9. Using My Maiden Name by Essie


What does using a maiden name have to do with a nail polish that’s, according to Essie’s website, supposed to be the color of a “blue hydrangea?” Did I miss something where we magically made an association between maiden names and flowers? And is this name supposed to imply there’s something wrong with women keeping their maiden names? Excuse me, but I am a strong, independent woman who don’t need no man or his last name! Essie, don’t try to use color names to tell me how to live my life.

8. Coconut Kiss by China Glaze


Last time I checked, coconuts didn’t have lips. Please, correct me if I’m wrong, but coconuts are physically unable to kiss anyone or anything. So what in the hell is a coconut kiss exactly? Well, according to China Glaze, it’s this color. But even if coconuts could kiss, this name still wouldn’t make sense. The outside of a coconut is brown, and the inside of a coconut is white…now where does purple come in?Maybe China Glaze was imagining a coconut kissed by Lorde or Rihanna, two ladies who are known for rocking a killer purple lip. I’m not ambitious enough yet to channel Lorde in my lip color choice, but this polish color could be a good baby step towards getting there.

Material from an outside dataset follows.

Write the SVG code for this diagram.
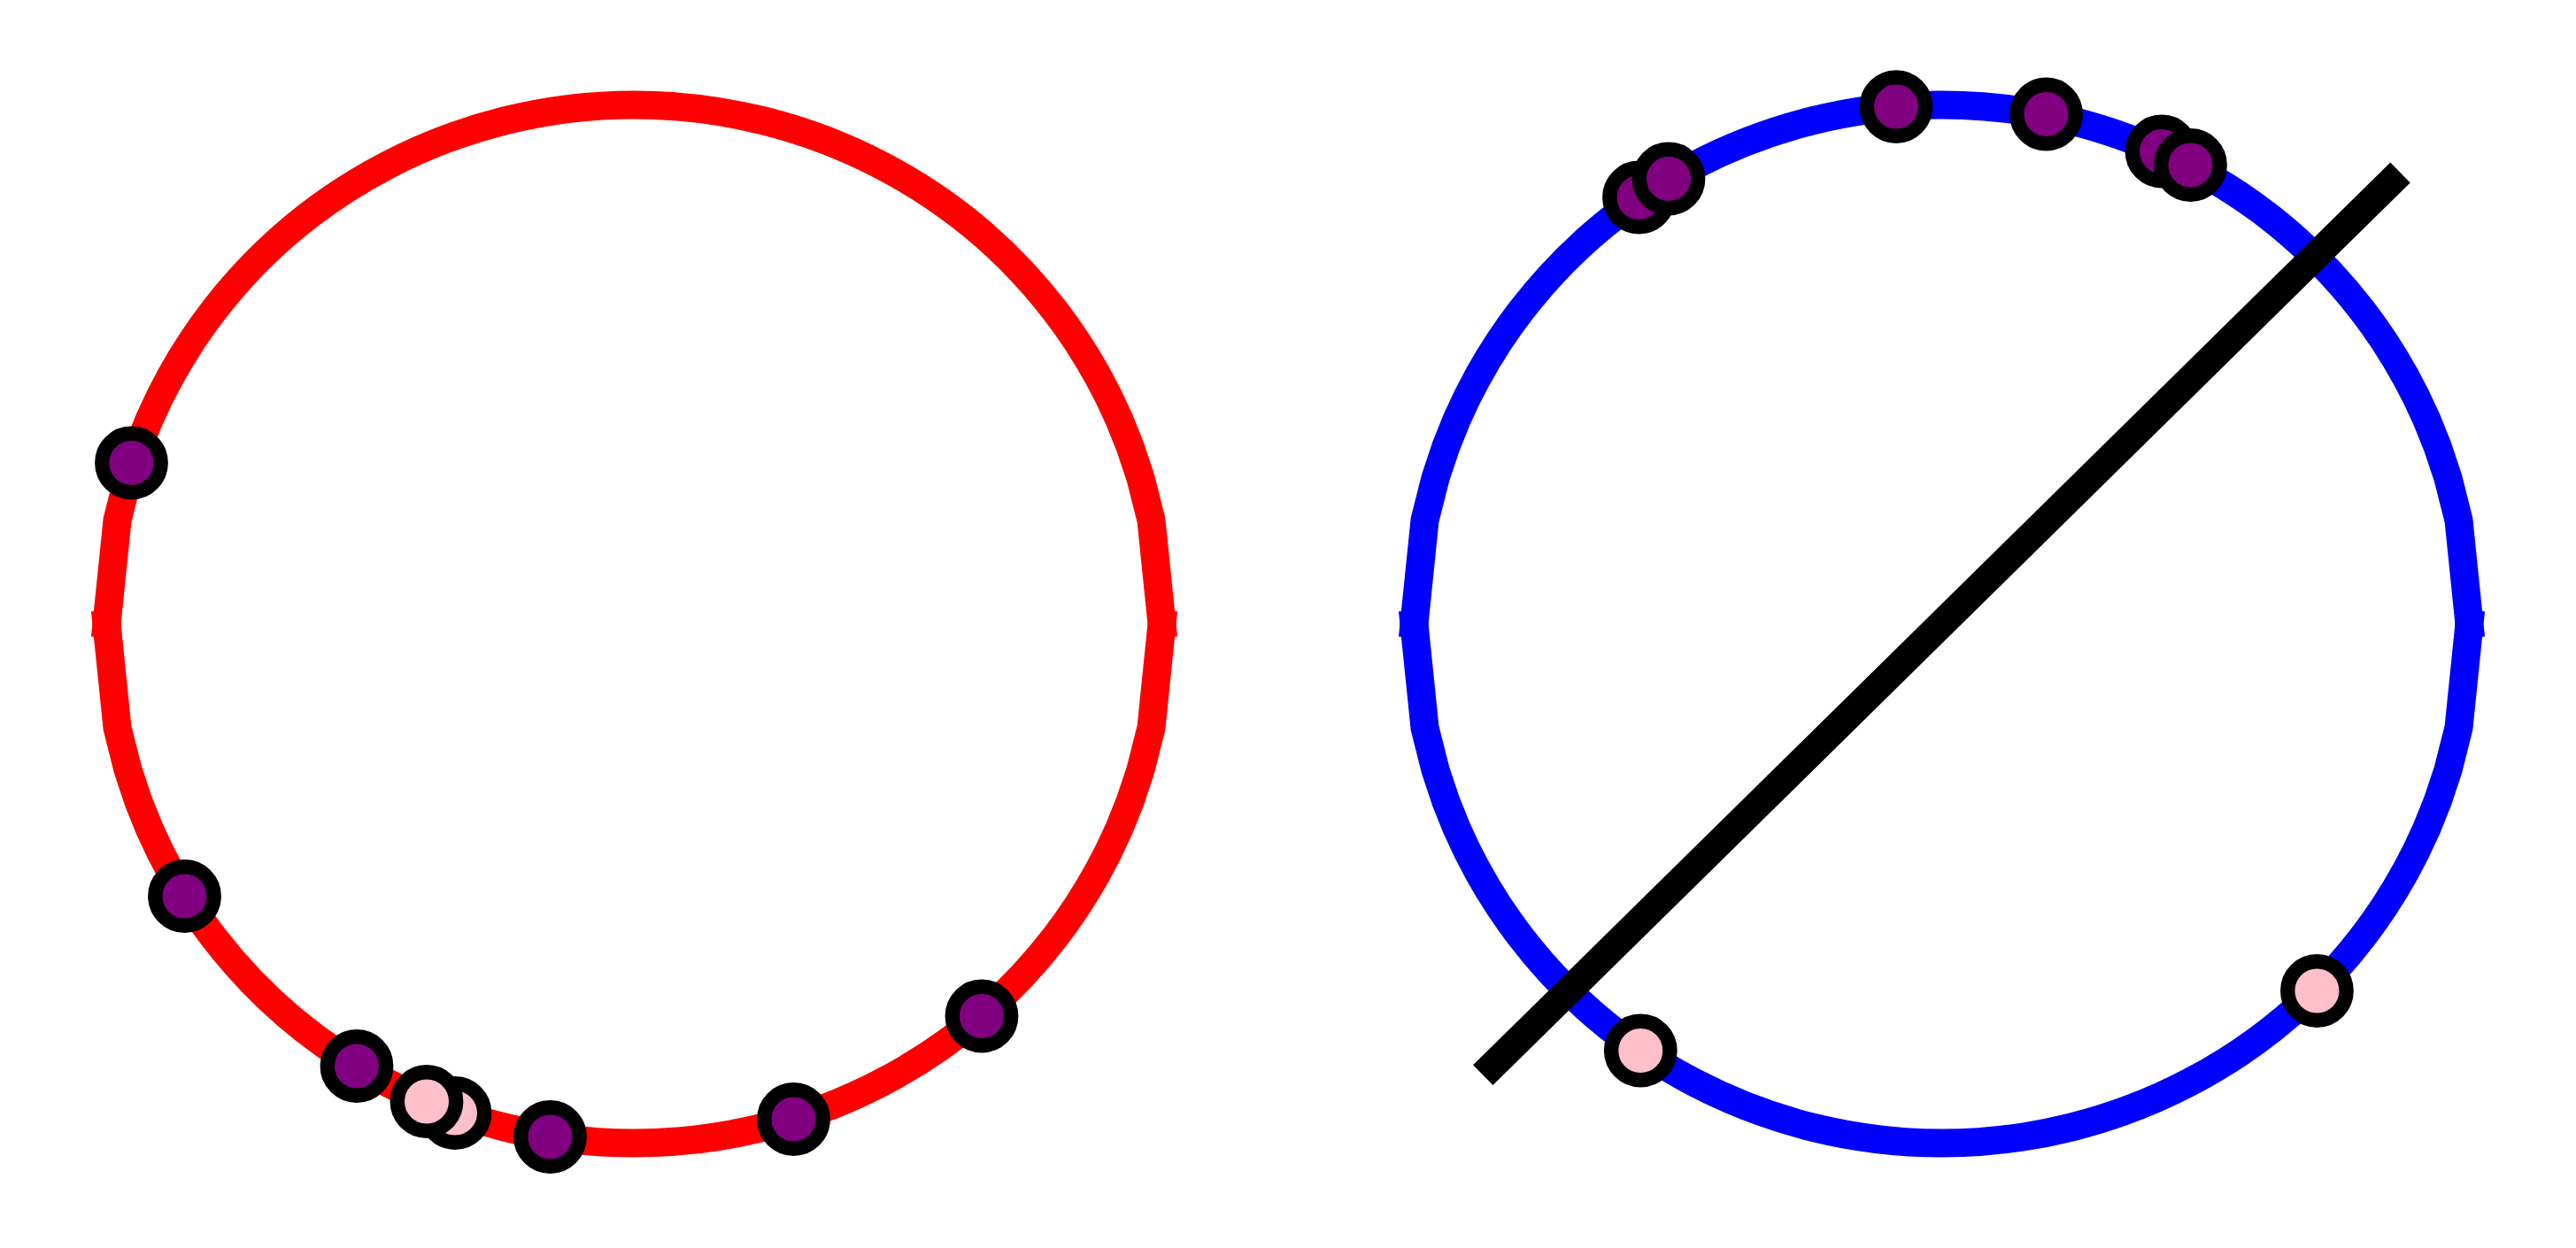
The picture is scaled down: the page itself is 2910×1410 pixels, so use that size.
<svg xmlns="http://www.w3.org/2000/svg" width="2910" height="1410" viewBox="0 0 2910 1410">
<style>
.arc{fill:none;stroke-width:32;stroke-linecap:square;stroke-linejoin:round}
.red{stroke:#FF0000}
.blue{stroke:#0000FF}
.mk{stroke:#000000;stroke-width:16.4}
.pu{fill:#800080}
.pk{fill:#FFC0CB}
.bar{stroke:#000000;stroke-width:32;stroke-linecap:butt;fill:none}
</style>
<defs>
<path id="upper" d="M -596 0 L -583.96 -117.29 L -571.92 -165.03 L -559.88 -201.08 L -547.84 -230.97 L -535.8 -256.87 L -523.76 -279.89 L -511.72 -300.68 L -499.68 -319.69 L -487.64 -337.22 L -475.6 -353.47 A 596 586.5 0 0 1 475.6 -353.47 L 487.64 -337.22 L 499.68 -319.69 L 511.72 -300.68 L 523.76 -279.89 L 535.8 -256.87 L 547.84 -230.97 L 559.88 -201.08 L 571.92 -165.03 L 583.96 -117.29 L 596 0"/>
<path id="lower" d="M -596 0 L -583.96 117.29 L -571.92 165.03 L -559.88 201.08 L -547.84 230.97 L -535.8 256.87 L -523.76 279.89 L -511.72 300.68 L -499.68 319.69 L -487.64 337.22 L -475.6 353.47 A 596 586.5 0 0 0 475.6 353.47 L 487.64 337.22 L 499.68 319.69 L 511.72 300.68 L 523.76 279.89 L 535.8 256.87 L 547.84 230.97 L 559.88 201.08 L 571.92 165.03 L 583.96 117.29 L 596 0"/>
</defs>
<rect x="0" y="0" width="2910" height="1410" fill="#FFFFFF"/>
<g id="connectors">
<g id="left-curve" transform="translate(716.5 705)">
<use href="#upper" class="arc red"/>
<use href="#lower" class="arc red"/>
</g>
<g id="right-curve" transform="translate(2193.5 705)">
<use href="#upper" class="arc blue"/>
<use href="#lower" class="arc blue"/>
</g>
<line id="diagonal" class="bar" x1="1675.3" y1="1214.7" x2="2711.5" y2="195"/>
</g>
<g id="left-points">
<g id="L1"><circle class="mk pu" cx="148.5" cy="523" r="33.2"/></g>
<g id="L2"><circle class="mk pu" cx="208.5" cy="1012.5" r="33.2"/></g>
<g id="L3"><circle class="mk pu" cx="403" cy="1204.5" r="33.2"/></g>
<g id="L4"><circle class="mk pk" cx="514" cy="1257.5" r="33.2"/></g>
<g id="L5"><circle class="mk pk" cx="482" cy="1244.5" r="33.2"/></g>
<g id="L6"><circle class="mk pu" cx="621.5" cy="1284.5" r="33.2"/></g>
<g id="L7"><circle class="mk pu" cx="896.5" cy="1264.5" r="33.2"/></g>
<g id="L8"><circle class="mk pu" cx="1109" cy="1148" r="33.2"/></g>
</g>
<g id="right-points">
<g id="R1"><circle class="mk pu" cx="1851.5" cy="223" r="33.2"/></g>
<g id="R2"><circle class="mk pu" cx="1885" cy="202" r="33.2"/></g>
<g id="R3"><circle class="mk pu" cx="2142" cy="120.6" r="33.2"/></g>
<g id="R4"><circle class="mk pu" cx="2311.5" cy="129" r="33.2"/></g>
<g id="R5"><circle class="mk pu" cx="2442" cy="171" r="33.2"/></g>
<g id="R6"><circle class="mk pu" cx="2474.5" cy="186.5" r="33.2"/></g>
<g id="R7"><circle class="mk pk" cx="2617.4" cy="1119.5" r="33.2"/></g>
<g id="R8"><circle class="mk pk" cx="1853.3" cy="1187" r="33.2"/></g>
</g>
</svg>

7. I’m With The Lifeguard by China Glaze


I’m no expert on lifeguards, never having been one or dated one myself. But I think we’d all be lying to ourselves if we didn’t say the fist thing that comes to mind when we hear the word “lifeguard” is Pamela Anderson in that fire-engine red – not green – bathing suit from Baywatch. On the same show, David Hasselhoff famously wore red – again, not green – swim trunks. I could go on and on listing all the pop culture references to lifeguards who wore red, but do I really need to? Plain and simple: at no time in the history of America has a lifeguard ever worn green. Get the facts right, China Glaze.

6. Butler Please by Essie


Does anyone even have a butler anymore? No, really: are butlers still a thing? I thought only royalty and super rich people had butlers. Those people plus the Banks family from The Fresh Prince of Bel Air. But if that’s not the case, someone let me know where I can hire one, specifically one who is as hilarious as Geoffrey, the butler for the Banks family. This polish name, though, just strikes me as so needy, whiney and princess-y: like someone’s commanding a butler to do the most menial tasks. So, Essie, wise up and realize people don’t use butlers, and they (hopefully) don’t speak down to their butlers like this name suggests.

5. In My Back Pocket by OPI


Does it look like I carry around fruit in my back pocket? Because that’s what this name and color combination is suggesting: that there is an orange in the back pocket of my jeans. Under what circumstances would I ever carry an orange in my back pocket? It’s not like I’m Captain Jack Sparrow trying to avoid getting scurvy – I get enough Vitamin C, thank you very much. Not only do women’s jeans not have pockets large enough for a clementine (let alone an orange), but I’m pretty sure the only things women put in their back pockets are cell phones, money and at the most miserable times of their lives, a tampon.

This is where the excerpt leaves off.